Amongst myriad other changes in World of Warcraft's 1.10 patch lurks a somewhat more insidious one. WoW's patching system works off of the Bittorrent protocol. In previous patches, the patcher would only upload while you were downloading the latest patch, or kept the WoW updater window open. However, this is no longer the case — the Blizzard forums are full of reports that the Blizzard Downloader is now constantly running, regardless of whether or not you close the Download Patch program. In other words — you're paying Blizzard so they can suck up your bandwidth for you.

Although Blizzard's usual gaggle of fopping fan boys point out that Blizzard draining your upload bandwidth is "part of the terms of service"... hey, guess what! Terms of service aren't legally binding contracts. What disturbs us about this is more along the lines that this change was made with little to no warning.

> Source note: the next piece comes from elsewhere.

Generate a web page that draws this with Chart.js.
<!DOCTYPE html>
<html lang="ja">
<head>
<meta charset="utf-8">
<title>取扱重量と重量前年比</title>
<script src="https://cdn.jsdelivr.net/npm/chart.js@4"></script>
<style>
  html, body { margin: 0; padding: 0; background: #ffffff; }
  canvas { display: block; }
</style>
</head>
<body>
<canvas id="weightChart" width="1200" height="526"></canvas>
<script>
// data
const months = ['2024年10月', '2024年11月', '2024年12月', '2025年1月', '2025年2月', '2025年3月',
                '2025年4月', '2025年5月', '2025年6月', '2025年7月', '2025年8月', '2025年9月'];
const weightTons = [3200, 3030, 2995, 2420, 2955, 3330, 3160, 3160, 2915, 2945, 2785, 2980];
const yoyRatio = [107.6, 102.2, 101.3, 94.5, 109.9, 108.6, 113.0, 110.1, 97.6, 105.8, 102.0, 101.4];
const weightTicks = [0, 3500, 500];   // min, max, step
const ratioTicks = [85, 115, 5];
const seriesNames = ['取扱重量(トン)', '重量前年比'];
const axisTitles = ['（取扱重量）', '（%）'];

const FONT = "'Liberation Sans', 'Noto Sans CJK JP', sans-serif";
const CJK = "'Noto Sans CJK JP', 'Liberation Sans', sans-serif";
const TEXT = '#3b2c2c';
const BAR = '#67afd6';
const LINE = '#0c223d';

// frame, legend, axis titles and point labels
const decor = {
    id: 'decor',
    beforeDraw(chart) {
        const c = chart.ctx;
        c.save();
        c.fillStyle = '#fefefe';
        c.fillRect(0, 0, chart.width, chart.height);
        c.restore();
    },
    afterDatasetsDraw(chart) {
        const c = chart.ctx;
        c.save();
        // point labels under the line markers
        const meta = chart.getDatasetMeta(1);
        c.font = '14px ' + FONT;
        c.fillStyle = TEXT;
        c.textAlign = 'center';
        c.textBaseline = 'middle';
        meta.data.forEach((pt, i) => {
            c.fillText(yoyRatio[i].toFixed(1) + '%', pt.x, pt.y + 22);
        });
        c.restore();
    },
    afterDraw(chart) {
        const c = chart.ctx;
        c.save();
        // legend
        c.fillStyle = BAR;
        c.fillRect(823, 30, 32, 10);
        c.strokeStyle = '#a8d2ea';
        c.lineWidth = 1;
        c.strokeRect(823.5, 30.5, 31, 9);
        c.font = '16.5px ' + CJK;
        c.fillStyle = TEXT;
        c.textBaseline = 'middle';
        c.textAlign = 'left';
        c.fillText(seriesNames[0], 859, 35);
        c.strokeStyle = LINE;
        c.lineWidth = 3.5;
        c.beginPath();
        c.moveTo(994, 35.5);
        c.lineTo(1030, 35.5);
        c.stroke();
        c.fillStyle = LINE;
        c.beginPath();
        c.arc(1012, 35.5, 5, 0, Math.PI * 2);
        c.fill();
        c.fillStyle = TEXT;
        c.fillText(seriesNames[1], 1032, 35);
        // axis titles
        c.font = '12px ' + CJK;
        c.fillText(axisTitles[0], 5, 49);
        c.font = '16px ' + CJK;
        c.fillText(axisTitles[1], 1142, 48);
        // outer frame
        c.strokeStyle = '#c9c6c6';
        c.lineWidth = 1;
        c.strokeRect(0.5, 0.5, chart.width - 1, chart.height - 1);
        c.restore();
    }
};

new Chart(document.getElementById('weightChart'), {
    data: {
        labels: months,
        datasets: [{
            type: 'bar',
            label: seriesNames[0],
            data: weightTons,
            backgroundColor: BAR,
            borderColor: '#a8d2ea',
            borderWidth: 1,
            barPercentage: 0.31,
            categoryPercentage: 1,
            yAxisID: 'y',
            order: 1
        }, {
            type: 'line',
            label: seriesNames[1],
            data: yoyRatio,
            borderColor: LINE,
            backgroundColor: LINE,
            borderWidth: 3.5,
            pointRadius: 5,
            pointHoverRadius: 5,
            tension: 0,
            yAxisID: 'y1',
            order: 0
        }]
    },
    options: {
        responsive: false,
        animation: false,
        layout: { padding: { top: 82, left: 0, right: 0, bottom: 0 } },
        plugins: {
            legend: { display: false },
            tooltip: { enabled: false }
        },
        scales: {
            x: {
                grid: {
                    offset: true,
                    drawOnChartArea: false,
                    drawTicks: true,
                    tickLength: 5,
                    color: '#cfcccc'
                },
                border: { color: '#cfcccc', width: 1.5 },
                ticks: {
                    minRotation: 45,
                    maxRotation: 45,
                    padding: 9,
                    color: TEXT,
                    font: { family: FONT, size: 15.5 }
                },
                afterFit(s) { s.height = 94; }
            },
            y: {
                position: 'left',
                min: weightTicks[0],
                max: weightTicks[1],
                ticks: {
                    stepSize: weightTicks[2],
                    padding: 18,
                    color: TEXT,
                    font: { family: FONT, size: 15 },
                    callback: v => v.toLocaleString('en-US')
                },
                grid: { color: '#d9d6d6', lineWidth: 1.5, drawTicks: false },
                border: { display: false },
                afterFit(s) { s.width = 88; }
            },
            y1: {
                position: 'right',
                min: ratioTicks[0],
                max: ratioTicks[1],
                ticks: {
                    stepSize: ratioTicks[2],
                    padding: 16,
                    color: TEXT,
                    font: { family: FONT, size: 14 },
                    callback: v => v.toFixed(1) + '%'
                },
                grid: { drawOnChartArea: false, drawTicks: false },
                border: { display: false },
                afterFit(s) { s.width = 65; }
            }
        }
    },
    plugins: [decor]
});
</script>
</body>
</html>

Although it's easy to say "it's just 5k here or there, who cares?" you need to remember many people still have bandwidth allotments from their ISP every month, which counts against upload as well as download. Blizzard making this change is basically a drain on a lot of people's checkbooks without their permission.

Ultimately, we tend to side with the Blizzard forum poster who said: " No you can't use my bandwidth for your stupid bit-torrent crap. Buy some file servers." It is completely unacceptable that an MMORPG as rampantly profitable as World of Warcraft expects its users to do its digital distribution for them. That they sneakily tried to alter what was once a free agreement to help upload a file to another player into a compulsory obligation on the part of the player is really crappy. The good news, though, is that Blizzard has caved to forum complaints and updated their downloader FAQ with instructions on how to stop the Downloader from continuously starting up.